→ **EXERCISE DETAILS**
From the first line of the data below through the line bearing "const labelDx = (ci: number, si: number)", reproduce each line exactly; do not include pictures.

→ **RECORDED INFORMATION**
——
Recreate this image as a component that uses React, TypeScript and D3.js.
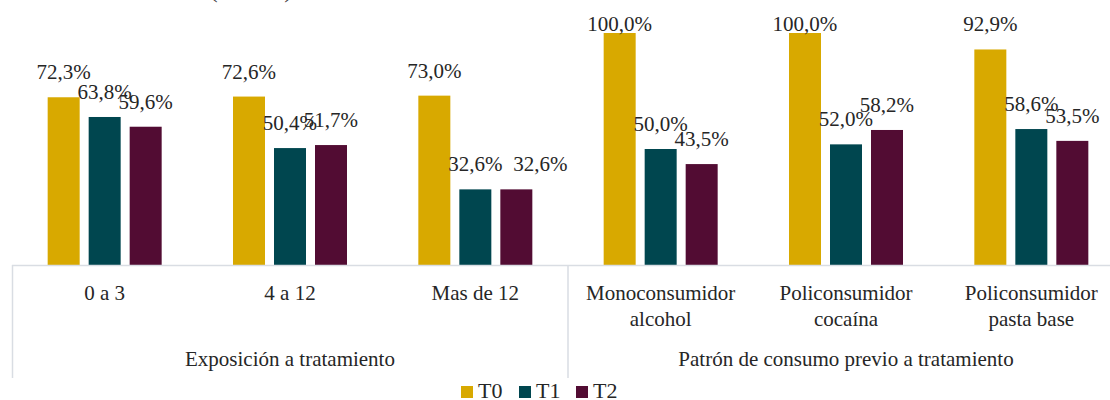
import React from 'react';
import * as d3 from 'd3';

// categories (two-line labels split by \n) and their groups
const categories = ['0 a 3', '4 a 12', 'Mas de 12', 'Monoconsumidor\nalcohol', 'Policonsumidor\ncocaína', 'Policonsumidor\npasta base'];
const groups = ['Exposición a tratamiento', 'Patrón de consumo previo a tratamiento'];
const groupOf = [0, 0, 0, 1, 1, 1];

const series = ['T0', 'T1', 'T2'];
const t0 = [72.3, 72.6, 73.0, 100.0, 100.0, 92.9];
const t1 = [63.8, 50.4, 32.6, 50.0, 52.0, 58.6];
const t2 = [59.6, 51.7, 32.6, 43.5, 58.2, 53.5];
const colors = ['#D8A900', '#00464F', '#520C33'];

const WIDTH = 1110;
const HEIGHT = 400;
const FONT = 'Liberation Serif, DejaVu Serif, serif';

export default function App() {
  const values = [t0, t1, t2];
  const left = 12;
  const right = 1124; // plot runs a bit past the visible edge
  const baseY = 265;

  const x0 = d3.scaleBand<string>().domain(categories).range([left, right]).padding(0);
  const bw = x0.bandwidth();
  const x1 = d3.scaleBand<string>().domain(series)
    .range([(bw - 114) / 2, (bw + 114) / 2])
    .paddingInner(9 / 41).paddingOuter(0);
  const y = d3.scaleLinear().domain([0, 100]).range([baseY, 33]);

  const fmt = (v: number) => v.toFixed(1).replace('.', ',') + '%';
  const gridColor = '#D9DDE3';
  const dividerX = x0(categories[3]) as number;
  const txt = { fontFamily: FONT };
  // the T2 label of "Mas de 12" was moved aside in the original so it does not collide
  const labelDx = (ci: number, si: number) => (ci === 2 && si === 2 ? 24 : 0);

  return (
    <svg width={WIDTH} height={HEIGHT} style={{ position: 'absolute', left: 0, top: 0, background: '#fff', fontFamily: FONT }}>
      {/* cut-off title */}
      <text x={251} y={-3} textAnchor="middle" fontSize={26} fill="#404040" style={txt}
        textLength={84} lengthAdjust="spacing">(en %)</text>

      {/* bars */}
      {categories.map((c, ci) => (
        <g key={c} transform={`translate(${x0(c)},0)`}>
          {series.map((s, si) => {
            const v = values[si][ci];
            return (
              <rect key={s} x={x1(s)} y={y(v)} width={x1.bandwidth()} height={baseY - y(v)}
                fill={colors[si]} />
            );
          })}
        </g>
      ))}

      {/* axis lines */}
      <line x1={left} x2={WIDTH} y1={baseY + 0.5} y2={baseY + 0.5} stroke={gridColor} strokeWidth={1.5} />
      <line x1={left + 0.5} x2={left + 0.5} y1={baseY} y2={378} stroke={gridColor} strokeWidth={1.5} />
      <line x1={dividerX} x2={dividerX} y1={baseY} y2={378} stroke={gridColor} strokeWidth={1.5} />

      {/* data labels */}
      {categories.map((c, ci) => (
        <g key={c + '-lab'} transform={`translate(${x0(c)},0)`}>
          {series.map((s, si) => {
            const v = values[si][ci];
            return (
              <text key={s} x={(x1(s) as number) + x1.bandwidth() / 2 + labelDx(ci, si)}
                y={Math.max(31, y(v) - 18)}
                textAnchor="middle" fontSize={21} fill="#262626" style={txt}>{fmt(v)}</text>
            );
          })}
        </g>
      ))}

      {/* category labels */}
      {categories.map((c) => (
        <text key={c + '-cat'} x={(x0(c) as number) + bw / 2} y={300} textAnchor="middle"
          fontSize={21} fill="#262626" style={txt}>
          {c.split('\n').map((line, i) => (
            <tspan key={i} x={(x0(c) as number) + bw / 2} dy={i === 0 ? 0 : 26}>{line}</tspan>
          ))}
        </text>
      ))}

      {/* group labels */}
      {groups.map((g, gi) => {
        const cats = categories.filter((_, i) => groupOf[i] === gi);
        const gx0 = x0(cats[0]) as number;
        const gx1 = (x0(cats[cats.length - 1]) as number) + bw;
        return (
          <text key={g} x={(gx0 + gx1) / 2} y={366} textAnchor="middle" fontSize={21} fill="#262626" style={txt}>{g}</text>
        );
      })}

      {/* legend */}
      {series.map((s, si) => {
        const lx = [461, 519, 576][si];
        return (
          <g key={s + '-leg'} transform={`translate(${lx},0)`}>
            <rect x={0} y={386} width={12} height={12} fill={colors[si]} />
            <text x={17} y={398} fontSize={22} fill="#262626" style={txt}>{s}</text>
          </g>
        );
      })}
    </svg>
  );
}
——
→ **THE SOLUTION**
Recreate this image as a component that uses React, TypeScript and D3.js.
import React from 'react';
import * as d3 from 'd3';

// categories (two-line labels split by \n) and their groups
const categories = ['0 a 3', '4 a 12', 'Mas de 12', 'Monoconsumidor\nalcohol', 'Policonsumidor\ncocaína', 'Policonsumidor\npasta base'];
const groups = ['Exposición a tratamiento', 'Patrón de consumo previo a tratamiento'];
const groupOf = [0, 0, 0, 1, 1, 1];

const series = ['T0', 'T1', 'T2'];
const t0 = [72.3, 72.6, 73.0, 100.0, 100.0, 92.9];
const t1 = [63.8, 50.4, 32.6, 50.0, 52.0, 58.6];
const t2 = [59.6, 51.7, 32.6, 43.5, 58.2, 53.5];
const colors = ['#D8A900', '#00464F', '#520C33'];

const WIDTH = 1110;
const HEIGHT = 400;
const FONT = 'Liberation Serif, DejaVu Serif, serif';

export default function App() {
  const values = [t0, t1, t2];
  const left = 12;
  const right = 1124; // plot runs a bit past the visible edge
  const baseY = 265;

  const x0 = d3.scaleBand<string>().domain(categories).range([left, right]).padding(0);
  const bw = x0.bandwidth();
  const x1 = d3.scaleBand<string>().domain(series)
    .range([(bw - 114) / 2, (bw + 114) / 2])
    .paddingInner(9 / 41).paddingOuter(0);
  const y = d3.scaleLinear().domain([0, 100]).range([baseY, 33]);

  const fmt = (v: number) => v.toFixed(1).replace('.', ',') + '%';
  const gridColor = '#D9DDE3';
  const dividerX = x0(categories[3]) as number;
  const txt = { fontFamily: FONT };
  // the T2 label of "Mas de 12" was moved aside in the original so it does not collide
  const labelDx = (ci: number, si: number) => (ci === 2 && si === 2 ? 24 : 0);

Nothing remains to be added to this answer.